True to the Detective Comics title, the best part of this story isn’t the detective work, but the detectives themselves. The mystery of Elena Aguila’s murder and Gotham’s most dangerous designer drug feel almost secondary to the friction between Bats and Harvey as they race to solve the mystery. If that sounds very backwards and a little grim, it is. Manapul and Buccellato use their inaugural run on this title to reminds us of the contradictions which make Batman my favorite super-hero: he stands for justice only because he is willing to break the law. As the story unfolds, they reveal the same impulse in Bullock’s own police-work. The cop and The Detective clash not because they’re different, but because they’re so similiar. The line in the sand is little more than a badge, which is exactly why they can put aside their disgust for one another to catch a murderer. Thankfully, Manapul and Buccellato’s colorful portrayal of both characters keeps their new angle on this familiar theme from feeling stale. A two-page spread of Bullock at home in his apartment melted my heart, as did a scene of Bruce repairing Damien’s old motorcycle. It’s details like these that kept Icarus from being just another dark, gritty, DKR-riff. Also compelling were the story’s numerous references to other events in The New 52 Gotham. Without distracting from the plot, Icarus connects to Zero Year (particularly fun for me as I was reading the stories simultaneously) and Batman Eternal. This is how you get people hooked on comics. I’m not ashamed to say that it’s working.

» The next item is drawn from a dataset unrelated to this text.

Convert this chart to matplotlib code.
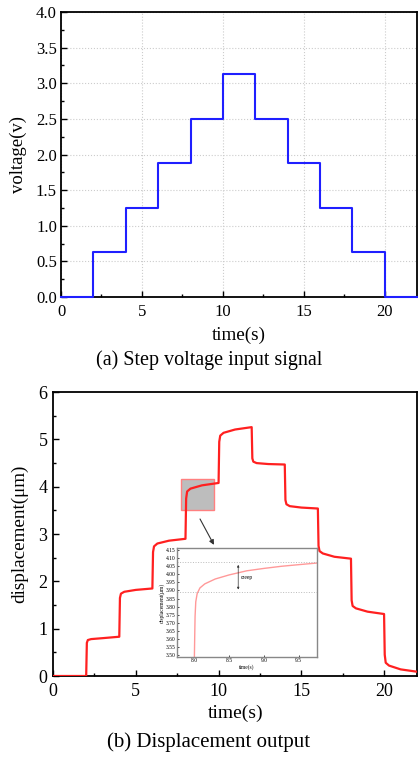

My only gripe with Icarus: who is he, and why doesn’t he loom larger in the plot? The answer lies somewhere in the bittersweet denouement. Despite Batman’s best efforts, true justice slips through his fingers. Batman can’t be everywhere, and as Alfred regretfully reminds him in the final installment, “That’s the job…picking up the pieces.”
Enjoy this story with a Negroni. This drink started as a relative unknown to us here at CnC, but over the past few months it’s captured our hearts. It’s a classic cocktail, and one of the simplest and most versatile. It’s elegant, well-balanced, colorful, and just bitter enough to make you take notice. All you need is equal parts gin (so far my favorite is Norseman), Campari, and sweet vermouth. Garnish with an orange twist. Lemon twists are acceptable too.
It’s amazing how many different characters you can get from this drink by simply trying different gin and vermouth combinations. The Negroni is a drink that’s just as challenging, rich, and complex as any good Batman story.
If you like easter eggs, pick-up Detective Comics Annual #3 to round-out this arc. Besides being a fun one-shot, it’s a great tie-in to the Icarus storyline.